On the next day, a delegation met the chief election commissioner drawing the attention of the Election Commission to its constitutional mandate of creating conditions conducive for a free and fair elections, which is not the situation obtaining in West Bengal today.  The details of the memorandum submitted both to the president and to the Election Commission are detailed elsewhere in this issue. 

 

These memoranda highlighted the fact that apart from such attacks listed above, it has now become a practice in West Bengal that the ruling Trinamool Congress uses all forms of force, threats and intimidation to ensure that opposition members elected in the recent local body elections resign or change their political allegiance in favour of the ruling party.  Spouses of prospective candidates and those elected belong to the opposition parties are `visited’ by ruling party goons with presents of white saris (worn by women when their husbands are deceased), thus, threatening grave consequences if the husbands do not withdraw from contest or join the ruling.  Such is the naked assault on democracy and democratic processes.

 

Worse is the fact that the ruling party in the state appears to be perfecting the form of using rape as a political weapon.
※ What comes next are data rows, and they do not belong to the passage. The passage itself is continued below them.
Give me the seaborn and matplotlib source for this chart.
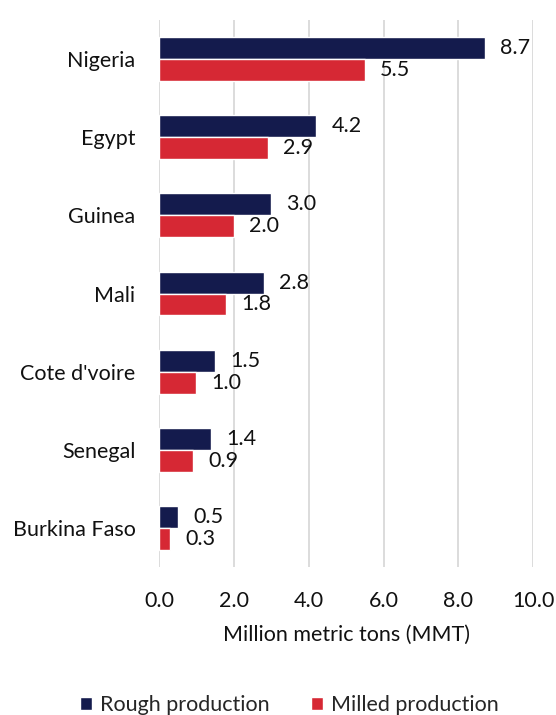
import pandas as pd
import seaborn as sns
import matplotlib.pyplot as plt
from matplotlib.patches import Patch

countries = ["Nigeria", "Egypt", "Guinea", "Mali", "Cote d'voire", "Senegal", "Burkina Faso"]
rough = [8.7, 4.2, 3.0, 2.8, 1.5, 1.4, 0.5]
milled = [5.5, 2.9, 2.0, 1.8, 1.0, 0.9, 0.3]
series = ["Rough production", "Milled production"]
colors = {"Rough production": "#141B4D", "Milled production": "#D62834"}

df = pd.concat([
    pd.DataFrame({"country": countries, "value": rough, "series": series[0]}),
    pd.DataFrame({"country": countries, "value": milled, "series": series[1]}),
], ignore_index=True)

sns.set_theme(style="white")
plt.rcParams["font.family"] = ["Lato", "DejaVu Sans"]
fs = 15.5

fig = plt.figure(figsize=(5.56, 7.15), dpi=100)
ax = fig.add_axes([0.286, 0.207, 0.673, 0.765])

sns.barplot(data=df, y="country", x="value", hue="series", order=countries,
            hue_order=series, palette=colors, orient="h", width=0.56,
            saturation=1, legend=False, ax=ax)

for cont in ax.containers:
    ax.bar_label(cont, fmt="%.1f", padding=11, fontsize=fs, color="#111111")

ax.set_xlim(0, 10)
ax.set_xticks([0, 2, 4, 6, 8, 10])
ax.set_xticklabels([f"{t:.1f}" for t in [0, 2, 4, 6, 8, 10]])
ax.xaxis.grid(True, color="#D9D9D9", linewidth=1.3)
ax.set_axisbelow(True)
for s in ax.spines.values():
    s.set_visible(False)
ax.tick_params(axis="both", length=0, labelsize=fs, colors="#111111")
ax.tick_params(axis="x", pad=17)
ax.tick_params(axis="y", pad=17)
ax.set_ylabel("")
ax.set_xlabel("Million metric tons (MMT)", fontsize=fs, color="#111111", labelpad=10)

handles = [Patch(facecolor=colors[s], label=s) for s in series]
fig.legend(handles=handles, loc="center", bbox_to_anchor=(0.52, 0.014), ncol=2,
           frameon=False, fontsize=fs, handlelength=0.6, handleheight=0.6,
           handletextpad=0.35, columnspacing=1.9)

fig.savefig("out.png", dpi=100)
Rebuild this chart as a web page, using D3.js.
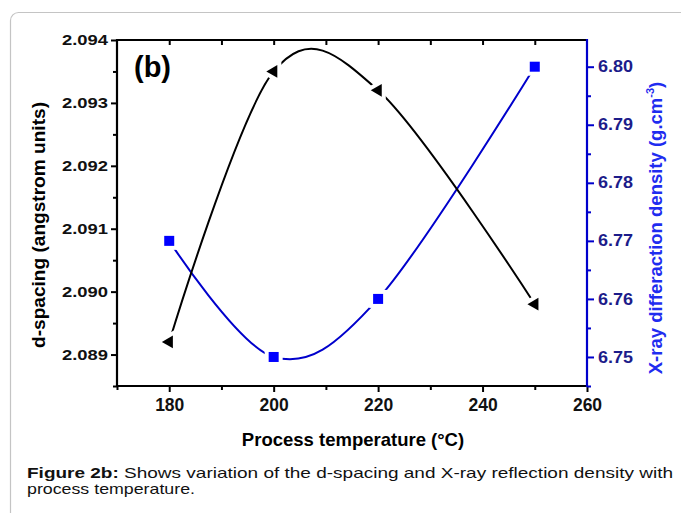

Large-scale increase in such cases, notwithstanding the national outrage on this score, in the state have been a source of very deep anguish and concern amongst the people, who, for the last three decades and more, have seen a vastly different and better levels of civil social environment.  The instances of coercion, assaults and kidnapping are becoming the order of the day.

 

It is, indeed, ominous that such an attack on democracy and civil liberties in West Bengal comes at a time when there seems to be a rightward shift in Indian politics. It is well-known that the Trinamool Congress has absolutely no reservations or any compunctions in doing business with the RSS/BJP.  Recollect that the Trinamool Congress chief served as the union railway minister under Atal Behari Vajpayee.  Having left the ruling NDA then, on some reason, she rejoined the union cabinet soon after the 2002 communal carnage in Gujarat. Obviously, she suffered from no sense of guilt to associate with the union cabinet that virtually condoned the Gujarat communal pogrom. Given this, the concern expressed for the welfare of the Muslim minorities in West Bengal today betrays both lack of sincerity and genuineness of intent.  It would, therefore, be of little surprise if the projected RSS/BJP prime ministerial aspirant receives positive vibes from the West Bengal CM. The Gujarat CM as PM and West Bengal CM would, indeed, be a lethal cocktail threatening the future of Indian secular democracy. 

 

Further, having aligned with the Congress party in the 2009 general elections and 2011 assembly elections, and serving as the union railway minister under Dr Manmohan Singh, the Trinamool Congress chief has displayed utter contempt for any political commitment or sincerity.  For being party to share the spoils of office, the Trinamool Congress would be willing to do business with the RSS/BJP or the Congress.

 

However, in the pursuit of their ambitions through political opportunism, they cannot be permitted to destroy the foundations of democracy and democratic institutions that grievously undermine the democratic rights and civil liberties of the people. The CPI(M) and the Left Front in West Bengal have, in the past, at the expense of immense sacrifice  of thousands of its members and supporters had restored democracy in West Bengal. For over five years, when the CPI(M) was being targeted in the 1970s, many secular democratic opposition parties thought it was an attack confined to the CPI(M) and the Left alone. They realized only when internal emergency was imposed in 1975 that when attacks on democracy and democratic rights begin, they never stop at targeting one party or one part of India. They are bound to extend universally. The experience of the struggle to restore democracy by the Indian people during 1975-77 must be recollected, once again, as a learning experience to ensure that history doesn’t repeat itself as a tragedy.

 

On its part, the CPI(M) along with its allies of the Left Front, will continue to unflinchingly resist such attacks and, like in the past, will surely overcome them once again to ensure the deepening and strengthening of democracy and democratic  rights in the country.